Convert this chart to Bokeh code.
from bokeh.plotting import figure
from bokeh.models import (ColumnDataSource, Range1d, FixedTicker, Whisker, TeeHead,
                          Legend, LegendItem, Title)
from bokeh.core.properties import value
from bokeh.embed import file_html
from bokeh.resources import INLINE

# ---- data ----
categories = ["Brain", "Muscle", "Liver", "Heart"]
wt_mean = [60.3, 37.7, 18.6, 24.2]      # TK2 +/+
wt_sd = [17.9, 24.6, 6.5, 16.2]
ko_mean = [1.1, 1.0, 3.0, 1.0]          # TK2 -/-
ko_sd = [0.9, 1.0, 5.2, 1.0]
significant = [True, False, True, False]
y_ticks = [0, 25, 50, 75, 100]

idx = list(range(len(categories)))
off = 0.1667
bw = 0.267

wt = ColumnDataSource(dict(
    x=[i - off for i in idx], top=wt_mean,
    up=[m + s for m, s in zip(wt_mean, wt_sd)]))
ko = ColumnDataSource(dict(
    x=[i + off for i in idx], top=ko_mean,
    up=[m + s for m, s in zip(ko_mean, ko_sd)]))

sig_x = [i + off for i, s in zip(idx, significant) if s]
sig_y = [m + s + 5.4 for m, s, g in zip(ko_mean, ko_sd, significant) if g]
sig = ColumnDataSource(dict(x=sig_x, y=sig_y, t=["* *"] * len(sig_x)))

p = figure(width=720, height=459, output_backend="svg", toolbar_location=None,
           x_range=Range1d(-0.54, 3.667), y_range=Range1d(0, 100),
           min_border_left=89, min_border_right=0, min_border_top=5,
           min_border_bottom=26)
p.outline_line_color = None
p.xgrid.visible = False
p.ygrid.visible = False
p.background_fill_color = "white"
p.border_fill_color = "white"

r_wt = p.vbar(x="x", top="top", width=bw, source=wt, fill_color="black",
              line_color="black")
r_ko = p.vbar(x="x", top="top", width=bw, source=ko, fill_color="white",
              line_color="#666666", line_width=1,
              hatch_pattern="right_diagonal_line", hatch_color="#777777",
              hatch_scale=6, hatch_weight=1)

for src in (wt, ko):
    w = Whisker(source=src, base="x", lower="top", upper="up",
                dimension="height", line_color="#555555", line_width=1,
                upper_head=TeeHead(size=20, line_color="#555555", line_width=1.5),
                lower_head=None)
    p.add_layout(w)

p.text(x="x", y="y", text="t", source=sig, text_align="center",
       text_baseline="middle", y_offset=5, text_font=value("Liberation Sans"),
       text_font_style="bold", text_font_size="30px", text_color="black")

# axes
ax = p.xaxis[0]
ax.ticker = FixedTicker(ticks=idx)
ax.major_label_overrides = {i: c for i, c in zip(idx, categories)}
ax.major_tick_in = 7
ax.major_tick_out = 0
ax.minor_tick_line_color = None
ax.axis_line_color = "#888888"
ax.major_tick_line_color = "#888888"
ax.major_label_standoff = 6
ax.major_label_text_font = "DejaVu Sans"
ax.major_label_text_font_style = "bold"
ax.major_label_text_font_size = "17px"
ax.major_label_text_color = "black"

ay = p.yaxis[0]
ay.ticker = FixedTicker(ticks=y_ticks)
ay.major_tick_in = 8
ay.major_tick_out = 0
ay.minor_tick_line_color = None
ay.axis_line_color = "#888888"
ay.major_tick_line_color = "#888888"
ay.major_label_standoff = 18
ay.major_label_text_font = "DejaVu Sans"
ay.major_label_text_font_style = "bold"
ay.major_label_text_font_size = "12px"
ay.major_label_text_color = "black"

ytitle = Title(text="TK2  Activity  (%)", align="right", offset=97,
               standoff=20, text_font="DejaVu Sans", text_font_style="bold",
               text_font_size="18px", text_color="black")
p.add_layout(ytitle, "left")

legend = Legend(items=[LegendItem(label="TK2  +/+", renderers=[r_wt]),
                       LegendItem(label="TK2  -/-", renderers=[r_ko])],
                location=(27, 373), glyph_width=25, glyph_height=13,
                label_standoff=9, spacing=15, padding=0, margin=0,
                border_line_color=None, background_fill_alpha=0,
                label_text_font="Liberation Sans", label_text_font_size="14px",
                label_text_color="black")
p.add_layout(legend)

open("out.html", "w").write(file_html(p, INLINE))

┄┄┄┄┄┄

Given instruction :: Your answer should be exactly the lines of the data above, from the first through the line containing "hatch_scale=6, hatch_weight=1)".

The response ::
Convert this chart to Bokeh code.
from bokeh.plotting import figure
from bokeh.models import (ColumnDataSource, Range1d, FixedTicker, Whisker, TeeHead,
                          Legend, LegendItem, Title)
from bokeh.core.properties import value
from bokeh.embed import file_html
from bokeh.resources import INLINE

# ---- data ----
categories = ["Brain", "Muscle", "Liver", "Heart"]
wt_mean = [60.3, 37.7, 18.6, 24.2]      # TK2 +/+
wt_sd = [17.9, 24.6, 6.5, 16.2]
ko_mean = [1.1, 1.0, 3.0, 1.0]          # TK2 -/-
ko_sd = [0.9, 1.0, 5.2, 1.0]
significant = [True, False, True, False]
y_ticks = [0, 25, 50, 75, 100]

idx = list(range(len(categories)))
off = 0.1667
bw = 0.267

wt = ColumnDataSource(dict(
    x=[i - off for i in idx], top=wt_mean,
    up=[m + s for m, s in zip(wt_mean, wt_sd)]))
ko = ColumnDataSource(dict(
    x=[i + off for i in idx], top=ko_mean,
    up=[m + s for m, s in zip(ko_mean, ko_sd)]))

sig_x = [i + off for i, s in zip(idx, significant) if s]
sig_y = [m + s + 5.4 for m, s, g in zip(ko_mean, ko_sd, significant) if g]
sig = ColumnDataSource(dict(x=sig_x, y=sig_y, t=["* *"] * len(sig_x)))

p = figure(width=720, height=459, output_backend="svg", toolbar_location=None,
           x_range=Range1d(-0.54, 3.667), y_range=Range1d(0, 100),
           min_border_left=89, min_border_right=0, min_border_top=5,
           min_border_bottom=26)
p.outline_line_color = None
p.xgrid.visible = False
p.ygrid.visible = False
p.background_fill_color = "white"
p.border_fill_color = "white"

r_wt = p.vbar(x="x", top="top", width=bw, source=wt, fill_color="black",
              line_color="black")
r_ko = p.vbar(x="x", top="top", width=bw, source=ko, fill_color="white",
              line_color="#666666", line_width=1,
              hatch_pattern="right_diagonal_line", hatch_color="#777777",
              hatch_scale=6, hatch_weight=1)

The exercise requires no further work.